At step 510, the device 100 performs a global optimization.

For instance, the required number of regenerators and link wavelengths may strongly depend on the order of consideration of failures and affected services. Moreover, in order to further reduce the network resources required for failure-dependent recovery, the optimization process may include a global adjustment phase to improve the backup resource sharing. The device 100 may further reduce overall network resources reserved or may further increase the number of services recovered under some failures.

Furthermore, after the device 100, for example, its centralized controller finds the specific backup paths for each service under different failures, it will push the recovery paths to the end nodes of each demand through Signal Sl to fill the recovery look-up table.

Moreover, upon a failure detection, the head-end node of the failed service will be notified about the failure, and it will select the correct backup path for the network recovery. Once the recovery process converges, the device 100, e.g., its centralized controller may retrieve the new network status as well as the working demands. The whole process may start again in an iterative procedure in order to fully make use of the available network resources.

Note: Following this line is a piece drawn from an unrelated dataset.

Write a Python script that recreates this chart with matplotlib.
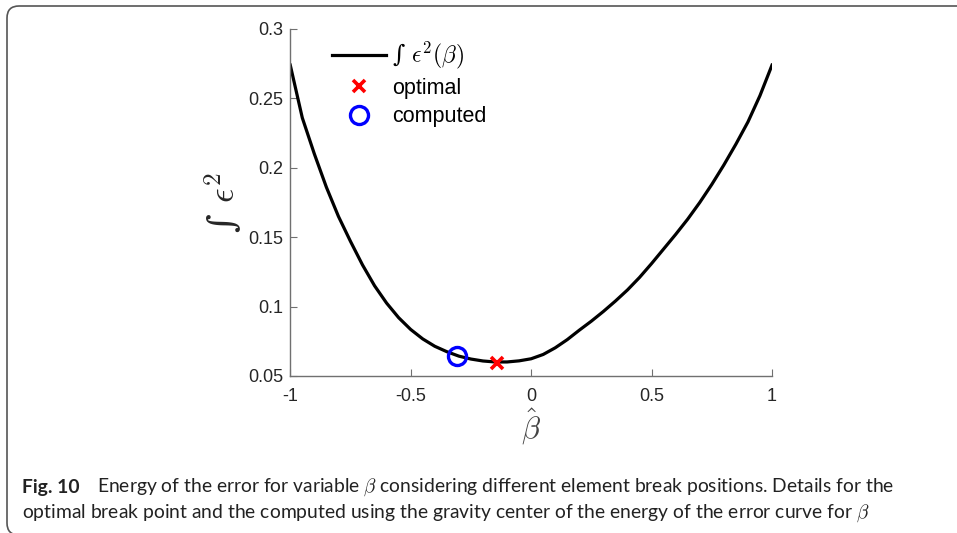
import numpy as np
import matplotlib
matplotlib.use("Agg")
import matplotlib.pyplot as plt
from matplotlib.patches import FancyBboxPatch
from matplotlib.transforms import IdentityTransform

# Energy of the error vs break position
beta_hat = [-1.00, -0.95, -0.90, -0.85, -0.80, -0.75, -0.70, -0.65, -0.60, -0.55,
            -0.50, -0.45, -0.40, -0.35, -0.30, -0.25, -0.20, -0.15, -0.10, -0.05,
            0.00, 0.05, 0.10, 0.15, 0.20, 0.25, 0.30, 0.35, 0.40, 0.45,
            0.50, 0.55, 0.60, 0.65, 0.70, 0.75, 0.80, 0.85, 0.90, 0.95, 1.00]
energy = [0.274, 0.236, 0.210, 0.186, 0.165, 0.147, 0.130, 0.115, 0.1025, 0.092,
          0.0835, 0.0767, 0.0714, 0.0675, 0.0643, 0.0622, 0.0608, 0.0601, 0.0601, 0.0609,
          0.0624, 0.0655, 0.0703, 0.0762, 0.0830, 0.0895, 0.0965, 0.1040, 0.1120, 0.1210,
          0.1310, 0.1415, 0.1520, 0.1630, 0.1750, 0.1880, 0.2020, 0.2170, 0.2330, 0.2520, 0.2740]

opt_x, opt_y = [-0.141], [0.0597]
comp_x, comp_y = [-0.306], [0.0645]

xticks = [-1, -0.5, 0, 0.5, 1]
xtick_labels = ["-1", "-0.5", "0", "0.5", "1"]
yticks = [0.05, 0.1, 0.15, 0.2, 0.25, 0.3]
ytick_labels = ["0.05", "0.1", "0.15", "0.2", "0.25", "0.3"]

plt.rcParams["mathtext.fontset"] = "cm"
plt.rcParams["font.family"] = ["Liberation Sans", "DejaVu Sans"]
serif = ["DejaVu Serif", "Liberation Serif"]

fig = plt.figure(figsize=(9.57, 5.33), dpi=100)
ax = fig.add_axes([0.3033, 0.2946, 0.5034, 0.6510])

ax.plot(beta_hat, energy, color="black", lw=2.3, label="\u222b $\\epsilon^2(\\beta)$")
ax.plot(opt_x, opt_y, "x", color="red", ms=9, mew=2.6, label="optimal")
ax.plot(comp_x, comp_y, "o", color="blue", ms=13, mew=2.4, mfc="none", label="computed")

ax.set_xlim(-1, 1)
ax.set_ylim(0.05, 0.3)
ax.set_xticks(xticks, xtick_labels)
ax.set_yticks(yticks, ytick_labels)
for s in ["top", "right"]:
    ax.spines[s].set_visible(False)
for s in ["left", "bottom"]:
    ax.spines[s].set_color("#707070")
    ax.spines[s].set_linewidth(1.0)
ax.tick_params(direction="in", length=5, color="#707070", labelsize=13,
               labelcolor="#262626")
ax.tick_params(axis="y", pad=5)
ax.tick_params(axis="x", pad=9)

ax.set_xlabel(r"$\hat{\beta}$", fontsize=22, color="#444444", labelpad=1)
ax.set_ylabel("\u222b $\\epsilon^2$", fontsize=26, color="#262626", family=serif)
ax.yaxis.set_label_coords(-0.095, 0.5)

leg = ax.legend(loc="upper left", bbox_to_anchor=(0.046, 1.025), frameon=False,
                fontsize=15.5, handlelength=2.5, labelspacing=0.33, handletextpad=0.3)
leg.get_texts()[0].set_fontsize(17)
leg.get_texts()[0].set_family(serif)

# caption below the chart
cap_font = dict(fontfamily="Lato", fontsize=13.9, va="center", color="#222222")
fig.text(22 / 957, 1 - 487 / 533, "Fig. 10", fontweight="bold", **cap_font)
fig.text(97 / 957, 1 - 487 / 533,
         r"Energy of the error for variable $\beta$ considering different element break positions. Details for the",
         **cap_font)
fig.text(22 / 957, 1 - 513 / 533,
         r"optimal break point and the computed using the gravity center of the energy of the error curve for $\beta$",
         **cap_font)

# rounded frame round the figure (pixel units)
frame = FancyBboxPatch((7, -2), 1000, 529, boxstyle="round,pad=0,rounding_size=12",
                       transform=IdentityTransform(), fill=False, ec="#555555", lw=1.2)
fig.patches.append(frame)

fig.savefig("out.png", dpi=100)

The present invention has been described in conjunction with various embodiments as examples as well as implementations. However, other variations can be understood and effected by those persons skilled in the art and practicing the claimed invention, from the studies of the drawings, this disclosure and the independent claims. In the claims as well as in the description the word“comprising” does not exclude other elements or steps and the indefinite article“a” or“an” does not exclude a plurality. A single element or other unit may fulfill the functions of several entities or items recited in the claims. The mere fact that certain measures are recited in the mutual different dependent claims does not indicate that a combination of these measures cannot be used in an advantageous implementation.